Brow Beat

How the Hunt for Red October Movie Revealed Classified Information About U.S. Submarines

Sean Connery in The Hunt for Red October

Paramount Pictures

Tom Clancy, who died yesterday at age 66, was renowned for the technical detail of his best-selling military thrillers. This attention to detail was present in his first published novel, The Hunt for Red October, which centers on the attempt to defect by a Soviet submarine commander named Marko Alexandrovich Ramius. (Ramius pilots an experimental nuclear submarine called the Red October.) Clancy’s book was the first work of fiction published by the Naval Institute Press, an imprint of the U.S. Naval Institute. Clancy had a relationship with the press because he had written articles for their magazine, Proceedings of the U.S. Naval Institute.

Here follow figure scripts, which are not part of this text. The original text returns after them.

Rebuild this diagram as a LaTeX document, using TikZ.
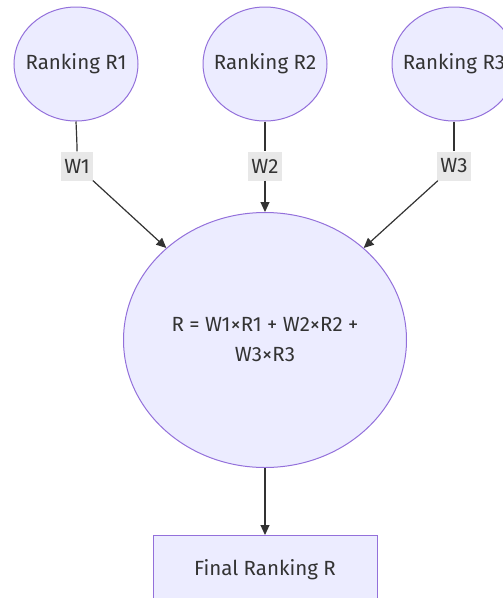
\documentclass[tikz,border=0pt]{standalone}
\usepackage{fontspec}
\setmainfont{Fira Sans}
\usepackage{tikz}
\usetikzlibrary{shapes.geometric}
\usetikzlibrary{arrows.meta}
\usetikzlibrary{positioning}
\definecolor{lavender}{HTML}{ECECFF}
\definecolor{amethyst}{HTML}{9370DB}
\definecolor{charcoal}{HTML}{333333}
\definecolor{labelgray}{HTML}{E8E8E8}

\begin{document}
\begin{tikzpicture}[x=1pt, y=-1pt,
    rank/.style={ellipse, draw=amethyst, fill=lavender, line width=1pt,
                 minimum width=124pt, minimum height=114pt,
                 inner xsep=-15pt, inner ysep=0pt,
                 text=charcoal, font=\fontsize{20.5}{24}\selectfont},
    weight/.style={fill=labelgray, inner xsep=3pt, minimum height=29pt,
                   text=charcoal, font=\fontsize{20.5}{24}\selectfont},
    wire/.style={draw=charcoal, line width=1.2pt},
    arrow/.style={wire, -{Triangle[length=10pt,width=9pt]}}]
    % Frame to fix the size:
    \useasboundingbox (0,0) rectangle (503,598);
    \clip (0,0) rectangle (503,598);
    % Input rankings
    \node[rank] (r1) at ( 76, 64) {Ranking R1};
    \node[rank] (r2) at (265, 64) {Ranking R2};
    \node[rank] (r3) at (454, 64) {Ranking R3};
    % Weighted sum
    \node[rank, minimum width=283pt, minimum height=255pt, align=center,
          font=\fontsize{20.5}{30}\selectfont] (sum) at (265, 340)
          {R = W1×R1 + W2×R2 +\\W3×R3};
    % Result
    \node[draw=amethyst, fill=lavender, line width=1pt, minimum width=224pt,
          minimum height=68pt, text=charcoal, font=\fontsize{20.5}{24}\selectfont,
          below=67pt of sum] (final) {Final Ranking R};
    % Weights
    \node[weight] (w1) at ( 77, 166) {W1};
    \node[weight] (w2) at (265, 166) {W2};
    \node[weight] (w3) at (454, 166) {W3};
    % Edges
    \draw[wire]  (r1.south) .. controls (77, 145) .. (w1);
    \draw[arrow] (w1) -- (sum.137);
    \draw[wire]  (r2) -- (w2);
    \draw[arrow] (w2) -- (sum);
    \draw[wire]  (r3.south) .. controls (454, 145) .. (w3);
    \draw[arrow] (w3) -- (sum.43);
    \draw[arrow] (sum) -- (final);
\end{tikzpicture}
\end{document}
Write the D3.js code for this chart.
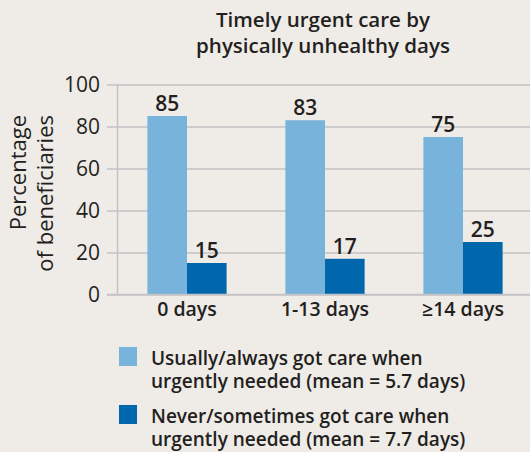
<!DOCTYPE html>
<html>
<head>
<meta charset="utf-8">
<script src="https://cdn.jsdelivr.net/npm/d3@7"></script>
<style>
  body { margin: 0; background: #efebe7; }
  svg { display: block; font-family: "Open Sans", sans-serif; }
</style>
</head>
<body>
<svg width="530" height="452"></svg>
<script>
// data
var categories = ['0 days', '1-13 days', '\u226514 days'];
var seriesNames = [
  'Usually/always got care when|urgently needed (mean = 5.7 days)',
  'Never/sometimes got care when|urgently needed (mean = 7.7 days)'
];
var usuallyValues = [85, 83, 75];
var neverValues = [15, 17, 25];
var yTicks = [0, 20, 40, 60, 80, 100];
var colors = ['#78b3dc', '#0067ac'];

var textColor = '#231f20';
var svg = d3.select('svg');

var rows = categories.map(function (c, i) {
  return { cat: c, values: [usuallyValues[i], neverValues[i]] };
});

var y = d3.scaleLinear().domain([0, 100]).range([294.5, 84.5]);
var x0 = d3.scaleBand().domain(categories).range([118, 532]);
var bw = x0.bandwidth();
var x1 = d3.scaleBand().domain([0, 1]).range([bw * 0.213, bw * 0.787]);

//* title
svg.append('text')
  .attr('x', 323).attr('y', 27)
  .attr('text-anchor', 'middle')
  .style('font-size', '20.5px').style('font-weight', 600)
  .style('fill', textColor)
  .selectAll('tspan')
  .data(['Timely urgent care by', 'physically unhealthy days'])
  .enter().append('tspan')
  .attr('x', 323)
  .attr('dy', function (d, i) { return i ? 26 : 0; })
  .text(function (d) { return d; });

//* gridlines + y axis
var yAxis = d3.axisLeft(y).tickValues(yTicks).tickSize(-(532 - 107)).tickPadding(8);
var gy = svg.append('g').attr('transform', 'translate(107,0)').call(yAxis);
gy.select('.domain').remove();
gy.selectAll('.tick line').attr('stroke', '#c3c3c6').attr('stroke-width', 1.5);
gy.selectAll('.tick text')
  .attr('x', -7)
  .style('font-size', '21px').style('font-family', '"Open Sans", sans-serif')
  .style('fill', textColor);

svg.append('line')
  .attr('x1', 117.5).attr('x2', 117.5)
  .attr('y1', y(100)).attr('y2', y(0))
  .attr('stroke', '#c3c3c6').attr('stroke-width', 1.5);

//* y label
svg.append('text')
  .attr('transform', 'translate(0,115) rotate(-90)')
  .attr('text-anchor', 'end')
  .style('font-size', '22px')
  .style('fill', textColor)
  .selectAll('tspan')
  .data(['Percentage', 'of beneficiaries'])
  .enter().append('tspan')
  .attr('x', 0)
  .attr('y', function (d, i) { return i ? 53 : 26; })
  .text(function (d) { return d; });

//* bars
var groups = svg.selectAll('.grp')
  .data(rows)
  .enter().append('g')
  .attr('class', 'grp')
  .attr('transform', function (d) { return 'translate(' + x0(d.cat) + ',0)'; });

groups.selectAll('rect')
  .data(function (d) { return d.values; })
  .enter().append('rect')
  .attr('x', function (d, i) { return x1(i); })
  .attr('y', function (d) { return y(d); })
  .attr('width', x1.bandwidth())
  .attr('height', function (d) { return y(0) - y(d); })
  .style('fill', function (d, i) { return colors[i]; });

groups.selectAll('.val')
  .data(function (d) { return d.values; })
  .enter().append('text')
  .attr('class', 'val')
  .attr('x', function (d, i) { return x1(i) + x1.bandwidth() / 2; })
  .attr('y', function (d) { return y(d) - 5; })
  .attr('text-anchor', 'middle')
  .style('font-size', '21px').style('font-weight', 600)
  .style('fill', textColor)
  .text(function (d) { return d; });

//* x axis line + labels
svg.append('line')
  .attr('x1', 107).attr('x2', 530)
  .attr('y1', y(0)).attr('y2', y(0))
  .attr('stroke', '#c3c3c6').attr('stroke-width', 1.5);

svg.selectAll('.cat')
  .data(categories)
  .enter().append('text')
  .attr('class', 'cat')
  .attr('x', function (d) { return x0(d) + bw / 2; })
  .attr('y', 316)
  .attr('text-anchor', 'middle')
  .style('font-size', '19.5px').style('font-weight', 600)
  .style('fill', textColor)
  .text(function (d) { return d; });

//* legend
var legend = svg.selectAll('.legend')
  .data(seriesNames)
  .enter().append('g')
  .attr('class', 'legend')
  .attr('transform', function (d, i) { return 'translate(119,' + (347 + i * 58) + ')'; });

legend.append('rect')
  .attr('width', 18).attr('height', 19)
  .style('fill', function (d, i) { return colors[i]; });

legend.append('text')
  .style('font-size', '19px').style('font-weight', 600)
  .style('fill', textColor)
  .selectAll('tspan')
  .data(function (d) { return d.split('|'); })
  .enter().append('tspan')
  .attr('x', 32)
  .attr('y', function (d, i) { return 18 + i * 22.5; })
  .text(function (d) { return d; });
</script>
</body>
</html>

Given those origins, perhaps it’s unsurprising that the book includes remarkably fine-grained technological details about submarines. At one point in the book we learn that the Red October uses “a highly sensitive device called a gradiometer, essentially two large lead weights separated by a space of one hundred yards. A laser-computer system measured the space between the weights down to a fraction of an angstrom. Distortion of that distance or lateral movement of the weights indicated variations in the local gravitational field,” the book explains. “With careful use of gravitometers in the ship’s inertial navigation system,” Ramius “could plot the vessel’s location to within a hundred meters.”

In fact, “no Soviet vessel actually carried such elaborate gear.” But something like it was in use by the U.S. Navy. “In the 1970s, driven by both navigation and missile launching requirements, the U.S. Navy spent hundreds of millions of dollars developing a system to measure gravity gradients,” as Robin Bell explains in a 1997 article for the Leading Edge, a geoscience journal. The U.S. system “was somewhat more complex than the fictional one Clancy installed on the Red October,” Bell explains. It was also classified. Using gravimetry, “the measurement of the strength of a gravitational field,” to pilot a submarine had serious benefits for covert operations. While “using sonar involved sending off sonic ‘pings’ that would reveal your location to any submarine in the near area,” a submarine “that could navigate using a gravimeter … would be able to, in effect, ‘run silent.’ ” In a recent piece for Offshore Engineer, Andrew McBarnet says the system was “designed ostensibly for covert navigation, but most probably also for the passive detection of gravity field changes that might indicate the presence of a silent enemy submarine.” In any case, when this technology was first developed by the U.S. Navy, it was reportedly “deployed on only a few Ohio-class Trident submarines.”

That’s where the movie version of The Hunt for Red October comes in. As retired CIA officer Bill Hadley writes in the journal Studies in Intelligence, some “senior U.S. naval officers” were “convinced the movie would do for submariners what Top Gun had done to boost the image of U.S. Navy jet fighter pilots.” And so they “provided unprecedented access to their submarines and training in submarine steering” for the movie’s stars, Sean Connery, Alec Baldwin, and Scott Glenn. “The navy even allowed the use of its subs in the film.”

And at one point in the movie, a crew member trying to make contact with the Red October says that they have detected “milligal anomalies.” A milligal is “a unit of acceleration used extensively in the science of gravimetry.” So, for anyone who understands such things, this bit of recondite jargon appears to acknowledge the use of gravimetry by a U.S. submarine.

“Tellingly,” Hadley writes, the use of such technology on U.S. submarines “was declassified a few months after Red October was released.” Though whether the movie was really responsible seems unclear to me: The technology, by that point, was fairly old, and the Cold War was nearly over. But Tom Clancy and his movie may have finally pushed it to the surface.